Our Bet Din restricted Solomon from continuing to collect monthly payments from Danny. Our Bet Din applied the two years of accrued interest to the principal loan and determined that the outstanding balance is currently $80,000. Since Solomon and Danny were unaware that it is strictly forbidden to lend with interest to a corporation with personal liability, our Bet Din implemented the decision of leading halachic authorities on the matter. We first instructed Danny to gather funds to repay the outstanding balance of $80,000. Once the loan was paid, we instructed Solomon to promptly reissue a loan of $80,000 to Danny. However, this time prior to the transfer of the loan, they signed a proper heter iska document. The heter iska document was structured in a way which enabled Danny to lawfully resume paying his five thousand-dollar monthly payments for three years.

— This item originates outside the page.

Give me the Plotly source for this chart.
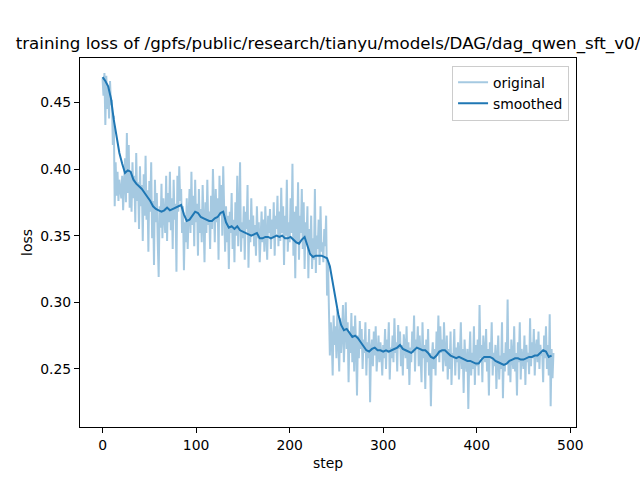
import plotly.graph_objects as go

title_text = "training loss of /gpfs/public/research/tianyu/models/DAG/dag_qwen_sft_v0/"

original = [
    0.468, 0.455, 0.472, 0.433, 0.470, 0.445, 0.462, 0.438, 0.466, 0.448,
    0.452, 0.418, 0.440, 0.372, 0.405, 0.380, 0.398, 0.376, 0.392, 0.385,
    0.378, 0.395, 0.369, 0.388, 0.408, 0.375, 0.427, 0.382, 0.418, 0.371,
    0.398, 0.368, 0.405, 0.378, 0.395, 0.360, 0.412, 0.376, 0.390, 0.355,
    0.402, 0.372, 0.388, 0.346, 0.396, 0.365, 0.410, 0.362, 0.384, 0.338,
    0.391, 0.368, 0.405, 0.348, 0.376, 0.328, 0.392, 0.360, 0.382, 0.345,
    0.319, 0.372, 0.356, 0.389, 0.348, 0.378, 0.365, 0.352, 0.395, 0.346,
    0.382, 0.360, 0.398, 0.354, 0.378, 0.340, 0.392, 0.362, 0.374, 0.323,
    0.395, 0.368, 0.402, 0.376, 0.385, 0.352, 0.372, 0.324, 0.360, 0.345,
    0.378, 0.340, 0.366, 0.385, 0.352, 0.398, 0.358, 0.380, 0.342, 0.392,
    0.360, 0.374, 0.335, 0.385, 0.352, 0.370, 0.345, 0.388, 0.362, 0.330,
    0.375, 0.352, 0.392, 0.358, 0.368, 0.340, 0.380, 0.355, 0.400, 0.362,
    0.345, 0.385, 0.360, 0.378, 0.332, 0.395, 0.365, 0.388, 0.350, 0.402,
    0.358, 0.338, 0.372, 0.345, 0.365, 0.325, 0.368, 0.352, 0.382, 0.340,
    0.362, 0.330, 0.375, 0.350, 0.395, 0.342, 0.365, 0.405, 0.338, 0.360,
    0.348, 0.372, 0.332, 0.368, 0.355, 0.388, 0.326, 0.362, 0.345, 0.378,
    0.350, 0.365, 0.342, 0.358, 0.335, 0.372, 0.348, 0.360, 0.330, 0.355,
    0.368, 0.345, 0.362, 0.338, 0.372, 0.350, 0.332, 0.365, 0.352, 0.370,
    0.340, 0.362, 0.348, 0.375, 0.335, 0.365, 0.355, 0.380, 0.342, 0.368,
    0.346, 0.386, 0.352, 0.372, 0.328, 0.365, 0.350, 0.392, 0.338, 0.360,
    0.345, 0.378, 0.352, 0.404, 0.335, 0.368, 0.318, 0.372, 0.345, 0.390,
    0.332, 0.365, 0.352, 0.385, 0.340, 0.375, 0.325, 0.360, 0.345, 0.372,
    0.318, 0.355, 0.338, 0.365, 0.325, 0.348, 0.332, 0.385, 0.322, 0.350,
    0.340, 0.362, 0.328, 0.372, 0.338, 0.345, 0.330, 0.355, 0.342, 0.365,
    0.305, 0.330, 0.292, 0.260, 0.285, 0.272, 0.245, 0.290, 0.268, 0.282,
    0.258, 0.295, 0.270, 0.248, 0.288, 0.262, 0.275, 0.298, 0.255, 0.280,
    0.300, 0.265, 0.285, 0.240, 0.278, 0.262, 0.292, 0.255, 0.282, 0.248,
    0.290, 0.268, 0.230, 0.275, 0.258, 0.286, 0.265, 0.280, 0.250, 0.272,
    0.262, 0.285, 0.245, 0.270, 0.258, 0.280, 0.225, 0.265, 0.272, 0.252,
    0.278, 0.260, 0.282, 0.248, 0.268, 0.275, 0.255, 0.270, 0.262, 0.245,
    0.268, 0.258, 0.280, 0.250, 0.272, 0.262, 0.285, 0.242, 0.266, 0.258,
    0.275, 0.255, 0.288, 0.262, 0.270, 0.248, 0.283, 0.265, 0.278, 0.252,
    0.268, 0.245, 0.276, 0.262, 0.258, 0.282, 0.250, 0.270, 0.238, 0.266,
    0.255, 0.278, 0.262, 0.290, 0.248, 0.272, 0.265, 0.282, 0.252, 0.275,
    0.262, 0.240, 0.285, 0.258, 0.268, 0.235, 0.272, 0.255, 0.280, 0.245,
    0.262, 0.222, 0.258, 0.270, 0.250, 0.265, 0.245, 0.278, 0.260, 0.290,
    0.255, 0.282, 0.262, 0.272, 0.248, 0.285, 0.260, 0.252, 0.275, 0.242,
    0.265, 0.250, 0.278, 0.238, 0.262, 0.258, 0.280, 0.245, 0.266, 0.255,
    0.270, 0.242, 0.260, 0.285, 0.250, 0.265, 0.232, 0.272, 0.255, 0.248,
    0.265, 0.220, 0.258, 0.278, 0.245, 0.262, 0.250, 0.282, 0.238, 0.268,
    0.252, 0.272, 0.245, 0.298, 0.258, 0.268, 0.240, 0.275, 0.262, 0.255,
    0.280, 0.248, 0.265, 0.230, 0.270, 0.258, 0.285, 0.245, 0.262, 0.252,
    0.268, 0.235, 0.258, 0.275, 0.242, 0.260, 0.250, 0.285, 0.228, 0.262,
    0.248, 0.270, 0.255, 0.302, 0.245, 0.265, 0.240, 0.272, 0.258, 0.250,
    0.282, 0.248, 0.262, 0.230, 0.270, 0.255, 0.285, 0.242, 0.265, 0.258,
    0.250, 0.275, 0.238, 0.268, 0.255, 0.262, 0.246, 0.288, 0.252, 0.270,
    0.258, 0.280, 0.245, 0.265, 0.272, 0.255, 0.278, 0.250, 0.268, 0.260,
    0.262, 0.240, 0.275, 0.258, 0.282, 0.250, 0.268, 0.245, 0.291, 0.222,
    0.265, 0.243, 0.262,
]
original_steps = list(range(len(original)))

smoothed = [
    0.469, 0.466, 0.462, 0.453, 0.437, 0.423, 0.412, 0.404, 0.397, 0.399,
    0.398, 0.392, 0.389, 0.387, 0.385, 0.382, 0.379, 0.376, 0.372, 0.370,
    0.369, 0.368, 0.369, 0.371, 0.369, 0.370, 0.371, 0.372, 0.373, 0.366,
    0.361, 0.362, 0.365, 0.368, 0.367, 0.364, 0.363, 0.362, 0.361, 0.361,
    0.363, 0.364, 0.367, 0.368, 0.360, 0.356, 0.357, 0.355, 0.357, 0.354,
    0.353, 0.352, 0.351, 0.350, 0.351, 0.352, 0.348, 0.348, 0.349, 0.349,
    0.348, 0.349, 0.350, 0.349, 0.350, 0.348, 0.348, 0.349, 0.347, 0.345,
    0.344, 0.347, 0.349, 0.343, 0.336, 0.334, 0.335, 0.335, 0.335, 0.334,
    0.333, 0.327, 0.315, 0.302, 0.291, 0.283, 0.279, 0.280, 0.277, 0.274,
    0.275, 0.273, 0.270, 0.267, 0.264, 0.263, 0.265, 0.266, 0.264, 0.264,
    0.263, 0.264, 0.263, 0.264, 0.265, 0.266, 0.268, 0.265, 0.264, 0.263,
    0.262, 0.264, 0.266, 0.265, 0.264, 0.264, 0.262, 0.259, 0.258, 0.260,
    0.263, 0.264, 0.264, 0.262, 0.260, 0.259, 0.258, 0.259, 0.258, 0.257,
    0.256, 0.256, 0.255, 0.254, 0.254, 0.257, 0.259, 0.259, 0.259, 0.258,
    0.256, 0.255, 0.254, 0.253, 0.254, 0.256, 0.257, 0.258, 0.258, 0.257,
    0.257, 0.258, 0.259, 0.259, 0.260, 0.260, 0.262, 0.264, 0.263, 0.259,
    0.260,
]
smoothed_steps = list(range(0, 3 * len(smoothed), 3))

x_ticks = [0, 100, 200, 300, 400, 500]
y_ticks = [0.25, 0.30, 0.35, 0.40, 0.45]

BLUE = "#1f77b4"
FONT = "DejaVu Sans"

fig = go.Figure()
fig.add_trace(go.Scatter(
    x=original_steps, y=original, mode="lines", name="original",
    line=dict(color="rgba(31,119,180,0.4)", width=2),
))
fig.add_trace(go.Scatter(
    x=smoothed_steps, y=smoothed, mode="lines", name="smoothed",
    line=dict(color=BLUE, width=2),
))

axis_common = dict(
    showline=True, linecolor="black", linewidth=1, mirror=True,
    ticks="outside", ticklen=5, tickwidth=1, tickcolor="black",
    showgrid=False, zeroline=False,
    tickfont=dict(family=FONT, size=13.9, color="black"),
)

fig.update_layout(
    width=640, height=480,
    margin=dict(l=80, r=64, t=58, b=53),
    paper_bgcolor="white", plot_bgcolor="white",
    font=dict(family=FONT, color="black"),
    title=dict(
        text=title_text, x=328 / 640, xref="container", xanchor="center",
        y=1 - 43 / 480, yref="container", yanchor="middle",
        font=dict(family=FONT, size=16.7, color="black"),
    ),
    xaxis=dict(
        range=[-24.1, 506.1], tickvals=x_ticks,
        ticktext=[str(v) for v in x_ticks],
        title=dict(text="step", font=dict(family=FONT, size=13.9), standoff=6),
        **axis_common,
    ),
    yaxis=dict(
        range=[0.2064, 0.4833], tickvals=y_ticks,
        ticktext=[f"{v:.2f}" for v in y_ticks],
        title=dict(text="loss", font=dict(family=FONT, size=13.9), standoff=4),
        **axis_common,
    ),
    legend=dict(
        x=0.986, y=0.979, xanchor="right", yanchor="top",
        bgcolor="rgba(255,255,255,0.8)", bordercolor="#cccccc", borderwidth=1,
        font=dict(family=FONT, size=13.9, color="black"),
        tracegroupgap=0, itemwidth=30,
    ),
    showlegend=True,
)

fig.write_html("out.html")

Before Solomon and Danny signed the heter iska our Bet Din spent the time and energy to explain to them the rules and regulations of a heter iska agreement. By doing so we insured that Danny’s monthly payments were not halachically viewed as interest.



The Rightful Heir

Jack wrote a handwritten last will and testament back in 2007. Upon his passing in 2019, the will was found with Jack’s papers in his safety deposit box.  The will was not prepared by a lawyer nor was it notarized or signed by witnesses. Jack simply fixed his signature to the bottom of a briefly written statement. In the will, Jack offered to gift his private home to the child that provides full time room and board for his son Joey, a child with special needs. In 2007, when Jack wrote the will, his only daughter was not yet married. In 2019, prior to Jack’s passing, his daughter, who was by then married, took Joey into her home for nearly six months before sending him off to a facility that provides for all of Joey’s needs. Jack’s daughter and son-in-law presented the handwritten document to our Bet Din claiming that their father legally gifted them his home since they provided room and board for Joey. Jack’s two sons acknowledged that they were aware of the document their father wrote before their sister provided room and board for their brother Joey, but they were nevertheless unwilling to transfer the property over to their sister.  The two brothers defended that it was not their father’s intent to gift his daughter the home for a mere six months of room and board. They explained that back in 2007 the circumstances were different and there was a real concern for Joey’s welfare.

Who should inherit the father’s home?

How should the Bet Din rule and why?